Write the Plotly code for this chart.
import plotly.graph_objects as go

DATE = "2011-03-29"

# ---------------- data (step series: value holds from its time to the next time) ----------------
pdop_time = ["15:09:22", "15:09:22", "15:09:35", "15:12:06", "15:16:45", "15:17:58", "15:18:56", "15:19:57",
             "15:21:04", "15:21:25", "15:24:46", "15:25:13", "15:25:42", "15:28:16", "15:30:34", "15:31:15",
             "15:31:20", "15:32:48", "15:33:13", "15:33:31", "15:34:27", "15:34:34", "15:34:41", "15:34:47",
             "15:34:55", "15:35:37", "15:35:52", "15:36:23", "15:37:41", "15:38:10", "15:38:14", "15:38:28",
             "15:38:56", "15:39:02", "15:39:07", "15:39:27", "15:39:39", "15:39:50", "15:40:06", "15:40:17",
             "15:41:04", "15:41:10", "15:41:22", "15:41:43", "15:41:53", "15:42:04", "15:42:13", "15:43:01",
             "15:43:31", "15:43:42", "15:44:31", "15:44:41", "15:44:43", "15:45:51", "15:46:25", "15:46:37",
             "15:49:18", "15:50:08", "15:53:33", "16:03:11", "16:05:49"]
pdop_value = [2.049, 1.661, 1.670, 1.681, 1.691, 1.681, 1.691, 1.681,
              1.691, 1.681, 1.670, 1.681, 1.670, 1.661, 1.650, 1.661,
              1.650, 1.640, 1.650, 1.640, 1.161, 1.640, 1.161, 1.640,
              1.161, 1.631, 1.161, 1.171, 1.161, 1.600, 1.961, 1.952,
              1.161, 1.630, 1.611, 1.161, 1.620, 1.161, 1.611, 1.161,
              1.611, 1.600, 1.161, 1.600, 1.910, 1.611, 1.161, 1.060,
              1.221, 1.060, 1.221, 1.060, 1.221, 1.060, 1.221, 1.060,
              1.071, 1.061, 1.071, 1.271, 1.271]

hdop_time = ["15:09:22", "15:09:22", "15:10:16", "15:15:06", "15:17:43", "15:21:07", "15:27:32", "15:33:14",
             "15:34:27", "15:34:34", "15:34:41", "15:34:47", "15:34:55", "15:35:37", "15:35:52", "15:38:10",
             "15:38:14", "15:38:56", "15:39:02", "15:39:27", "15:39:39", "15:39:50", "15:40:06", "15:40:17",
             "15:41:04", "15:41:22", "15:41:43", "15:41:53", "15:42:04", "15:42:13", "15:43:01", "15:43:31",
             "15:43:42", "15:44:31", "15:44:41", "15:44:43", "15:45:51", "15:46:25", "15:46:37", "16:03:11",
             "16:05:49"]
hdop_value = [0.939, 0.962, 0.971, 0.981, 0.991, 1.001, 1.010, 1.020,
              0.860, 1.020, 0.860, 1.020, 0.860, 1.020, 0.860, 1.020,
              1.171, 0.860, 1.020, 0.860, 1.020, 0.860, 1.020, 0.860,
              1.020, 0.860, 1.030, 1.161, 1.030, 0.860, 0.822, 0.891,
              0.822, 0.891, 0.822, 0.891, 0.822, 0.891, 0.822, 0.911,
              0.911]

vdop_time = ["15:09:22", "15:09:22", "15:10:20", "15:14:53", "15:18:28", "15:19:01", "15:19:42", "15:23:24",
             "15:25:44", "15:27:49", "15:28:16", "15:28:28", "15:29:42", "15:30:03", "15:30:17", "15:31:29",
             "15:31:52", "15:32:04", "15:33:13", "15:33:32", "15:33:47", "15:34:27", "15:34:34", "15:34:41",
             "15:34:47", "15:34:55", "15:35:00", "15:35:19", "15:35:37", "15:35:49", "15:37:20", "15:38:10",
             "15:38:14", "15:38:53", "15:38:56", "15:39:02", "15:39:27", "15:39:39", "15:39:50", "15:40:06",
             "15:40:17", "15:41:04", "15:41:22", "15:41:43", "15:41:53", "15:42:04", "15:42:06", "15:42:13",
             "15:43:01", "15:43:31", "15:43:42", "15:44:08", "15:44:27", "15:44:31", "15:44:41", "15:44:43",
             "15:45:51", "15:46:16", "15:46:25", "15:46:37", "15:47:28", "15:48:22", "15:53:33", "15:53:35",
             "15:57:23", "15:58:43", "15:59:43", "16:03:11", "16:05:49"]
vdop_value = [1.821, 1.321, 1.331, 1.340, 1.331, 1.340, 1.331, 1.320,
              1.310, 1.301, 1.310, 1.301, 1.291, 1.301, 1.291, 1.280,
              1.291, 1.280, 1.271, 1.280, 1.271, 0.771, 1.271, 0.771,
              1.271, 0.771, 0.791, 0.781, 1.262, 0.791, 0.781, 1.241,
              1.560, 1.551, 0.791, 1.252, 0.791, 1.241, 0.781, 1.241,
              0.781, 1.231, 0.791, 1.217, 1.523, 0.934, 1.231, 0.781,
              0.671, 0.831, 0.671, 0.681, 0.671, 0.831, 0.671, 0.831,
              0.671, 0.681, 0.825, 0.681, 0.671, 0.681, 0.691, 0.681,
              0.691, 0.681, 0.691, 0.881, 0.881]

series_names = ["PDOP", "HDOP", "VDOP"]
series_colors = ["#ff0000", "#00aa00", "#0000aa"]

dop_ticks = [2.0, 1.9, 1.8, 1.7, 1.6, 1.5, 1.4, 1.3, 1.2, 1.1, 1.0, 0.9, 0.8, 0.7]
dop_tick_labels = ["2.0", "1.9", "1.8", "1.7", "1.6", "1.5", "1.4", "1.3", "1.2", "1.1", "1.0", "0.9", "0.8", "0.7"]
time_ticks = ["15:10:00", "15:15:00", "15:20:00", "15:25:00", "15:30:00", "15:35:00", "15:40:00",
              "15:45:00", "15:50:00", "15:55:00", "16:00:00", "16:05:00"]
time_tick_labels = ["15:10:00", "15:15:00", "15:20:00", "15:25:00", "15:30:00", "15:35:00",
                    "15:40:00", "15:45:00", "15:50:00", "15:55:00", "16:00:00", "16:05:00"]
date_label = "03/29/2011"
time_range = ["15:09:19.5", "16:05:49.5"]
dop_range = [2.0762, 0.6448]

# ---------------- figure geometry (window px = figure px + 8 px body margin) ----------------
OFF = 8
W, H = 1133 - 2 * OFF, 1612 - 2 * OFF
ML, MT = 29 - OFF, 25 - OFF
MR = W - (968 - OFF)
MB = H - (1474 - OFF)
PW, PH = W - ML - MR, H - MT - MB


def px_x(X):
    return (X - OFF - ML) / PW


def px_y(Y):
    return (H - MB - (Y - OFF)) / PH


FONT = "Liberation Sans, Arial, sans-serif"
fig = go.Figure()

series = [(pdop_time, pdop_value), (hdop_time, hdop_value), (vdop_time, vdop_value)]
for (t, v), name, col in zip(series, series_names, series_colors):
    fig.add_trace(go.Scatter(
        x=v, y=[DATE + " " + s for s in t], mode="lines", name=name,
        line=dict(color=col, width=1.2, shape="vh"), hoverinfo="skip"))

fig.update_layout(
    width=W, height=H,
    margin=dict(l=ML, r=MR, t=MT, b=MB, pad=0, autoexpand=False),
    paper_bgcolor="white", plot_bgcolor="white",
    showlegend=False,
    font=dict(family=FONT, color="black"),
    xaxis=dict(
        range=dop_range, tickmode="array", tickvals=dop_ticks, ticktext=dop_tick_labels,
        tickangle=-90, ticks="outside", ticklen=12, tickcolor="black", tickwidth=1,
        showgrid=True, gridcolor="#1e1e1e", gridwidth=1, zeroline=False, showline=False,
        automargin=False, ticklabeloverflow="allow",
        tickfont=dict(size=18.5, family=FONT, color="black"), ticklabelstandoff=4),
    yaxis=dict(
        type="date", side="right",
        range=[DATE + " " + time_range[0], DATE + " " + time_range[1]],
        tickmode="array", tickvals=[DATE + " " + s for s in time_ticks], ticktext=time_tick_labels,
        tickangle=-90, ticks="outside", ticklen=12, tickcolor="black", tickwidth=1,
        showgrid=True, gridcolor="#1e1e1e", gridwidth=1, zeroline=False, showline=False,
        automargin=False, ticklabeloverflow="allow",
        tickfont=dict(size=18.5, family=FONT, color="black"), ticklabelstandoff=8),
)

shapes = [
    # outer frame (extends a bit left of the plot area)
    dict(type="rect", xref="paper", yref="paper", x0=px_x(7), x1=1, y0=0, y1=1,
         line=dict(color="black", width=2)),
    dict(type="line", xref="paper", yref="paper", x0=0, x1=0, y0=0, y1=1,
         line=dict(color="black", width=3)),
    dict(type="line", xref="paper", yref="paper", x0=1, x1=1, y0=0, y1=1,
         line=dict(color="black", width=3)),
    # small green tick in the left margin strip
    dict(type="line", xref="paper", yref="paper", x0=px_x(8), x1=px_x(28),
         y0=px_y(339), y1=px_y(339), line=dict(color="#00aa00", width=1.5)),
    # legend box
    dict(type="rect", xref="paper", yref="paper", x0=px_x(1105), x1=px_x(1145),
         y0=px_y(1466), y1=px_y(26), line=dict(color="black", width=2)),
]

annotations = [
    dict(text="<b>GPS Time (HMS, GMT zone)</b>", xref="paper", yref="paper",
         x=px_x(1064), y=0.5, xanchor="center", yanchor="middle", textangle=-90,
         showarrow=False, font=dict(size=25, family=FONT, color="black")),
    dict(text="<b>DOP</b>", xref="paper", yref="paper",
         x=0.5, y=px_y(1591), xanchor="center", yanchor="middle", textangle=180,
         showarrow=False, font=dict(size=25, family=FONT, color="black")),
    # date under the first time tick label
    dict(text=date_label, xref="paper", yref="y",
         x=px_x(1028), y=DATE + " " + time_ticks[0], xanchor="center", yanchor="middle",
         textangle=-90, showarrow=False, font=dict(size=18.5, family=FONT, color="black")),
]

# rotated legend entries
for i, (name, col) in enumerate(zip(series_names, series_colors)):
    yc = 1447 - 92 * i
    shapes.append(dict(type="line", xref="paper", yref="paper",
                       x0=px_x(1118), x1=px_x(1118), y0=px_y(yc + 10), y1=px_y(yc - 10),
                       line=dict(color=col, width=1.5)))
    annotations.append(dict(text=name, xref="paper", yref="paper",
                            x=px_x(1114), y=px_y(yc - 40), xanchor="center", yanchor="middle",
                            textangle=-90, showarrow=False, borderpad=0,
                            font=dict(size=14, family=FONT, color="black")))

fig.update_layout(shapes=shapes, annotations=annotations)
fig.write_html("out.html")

◆ ◆ ◆ ◆ ◆ ◆ ◆

◆ **REQUIRED WORK**: In the listing above, reproduce the first line and each one after it through the line that contains "1.071, 1.061, 1.071, 1.271, 1.271]".

◆ **THE ANSWER**:
Write the Plotly code for this chart.
import plotly.graph_objects as go

DATE = "2011-03-29"

# ---------------- data (step series: value holds from its time to the next time) ----------------
pdop_time = ["15:09:22", "15:09:22", "15:09:35", "15:12:06", "15:16:45", "15:17:58", "15:18:56", "15:19:57",
             "15:21:04", "15:21:25", "15:24:46", "15:25:13", "15:25:42", "15:28:16", "15:30:34", "15:31:15",
             "15:31:20", "15:32:48", "15:33:13", "15:33:31", "15:34:27", "15:34:34", "15:34:41", "15:34:47",
             "15:34:55", "15:35:37", "15:35:52", "15:36:23", "15:37:41", "15:38:10", "15:38:14", "15:38:28",
             "15:38:56", "15:39:02", "15:39:07", "15:39:27", "15:39:39", "15:39:50", "15:40:06", "15:40:17",
             "15:41:04", "15:41:10", "15:41:22", "15:41:43", "15:41:53", "15:42:04", "15:42:13", "15:43:01",
             "15:43:31", "15:43:42", "15:44:31", "15:44:41", "15:44:43", "15:45:51", "15:46:25", "15:46:37",
             "15:49:18", "15:50:08", "15:53:33", "16:03:11", "16:05:49"]
pdop_value = [2.049, 1.661, 1.670, 1.681, 1.691, 1.681, 1.691, 1.681,
              1.691, 1.681, 1.670, 1.681, 1.670, 1.661, 1.650, 1.661,
              1.650, 1.640, 1.650, 1.640, 1.161, 1.640, 1.161, 1.640,
              1.161, 1.631, 1.161, 1.171, 1.161, 1.600, 1.961, 1.952,
              1.161, 1.630, 1.611, 1.161, 1.620, 1.161, 1.611, 1.161,
              1.611, 1.600, 1.161, 1.600, 1.910, 1.611, 1.161, 1.060,
              1.221, 1.060, 1.221, 1.060, 1.221, 1.060, 1.221, 1.060,
              1.071, 1.061, 1.071, 1.271, 1.271]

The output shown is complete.